Jefferson's Secret Love
Travel around Virginia’s wine country and you find yourself bombarded with Jeffersonian imagery: Brochures and press releases have spotlighted the Founding Father for more than 20 years, near his old home sits a winery called Jefferson Vineyards, the Monticello Appellation envelops his home town of Charlottesville, and one vineyard sits by the ruins of a Jefferson-designed house. The third president rambled on so much about fine wine that he bored the hell out of an up-and-coming John Quincy Adams during White House dinners. So the hook makes sense even if it goes a bit overboard.
But here’s a secret: Jefferson also loved his beer. The book “Thomas Jefferson on Wine” by John Hailman mentions that the Sage of Monticello drafted plans for a small, Palladian-style brewery on the plantation grounds. He wrote letters to his successor, James Madison, on the subject; and when a British brewer found himself captured during the War of 1812, Jefferson arranged for him to stay with him so he could teach Peter Hemmings, a slave and chef at Monticello, the art of making ale. Sounding like a 1970s homebrewer, he wrote one colleague that the beer made on site was better than the “vapid” ones available to the public.
Jefferson – known as Mr. Jefferson across much of Virginia and, a bit more informally, “TJ” when the tourists aren’t listening – liked pale ale the most. Frank Clark, the director of foodways at Colonial Williamsburg and the head of its beer program, gave me a bottle of his interpretation of Jefferson’s favorite brew. If you want to taste the author of the Declaration of Independence’s favorite beer, Yards Brewing produces a Jefferson-inspired ale, and homebrew recipes based on his drink abound.

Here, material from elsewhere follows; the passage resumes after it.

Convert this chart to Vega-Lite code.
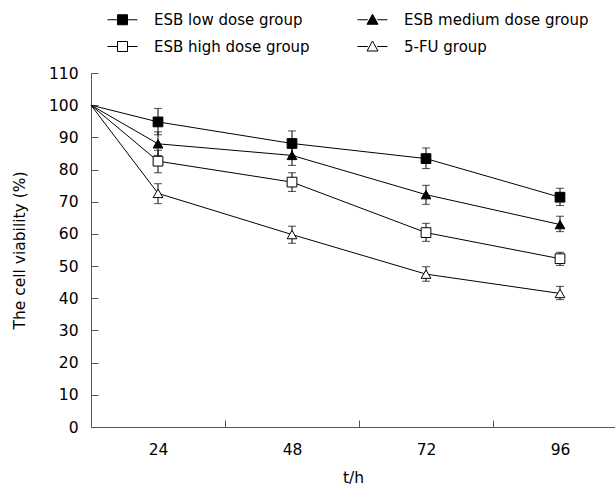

Clark’s take on Jefferson’s favorite sits roughly between four and five percent alcohol, and it stems from a recipe in Michael Combrune’s “Theory and Practice of Brewing,” Jefferson’s favorite book on the subject.
“It’s a scientific look at brewing, most of it is theory. At the end of it, there’s a lot of practical recipes,” Clark says. “It’s basically pale malt and hops with a little bit of grains of paradise. A couple of ounces a batch. Just to add the tiniest bit flavor.”
I drafted an actual Jefferson descendant to sample the historic brew. This did not involve frantic calls to Monticello but rather a quick text to my brother, since she’s a family friend. An old-style daughter of Virginia, she wanted to remain anonymous. Still, she was interested in drinking what her illustrious ancestor drank.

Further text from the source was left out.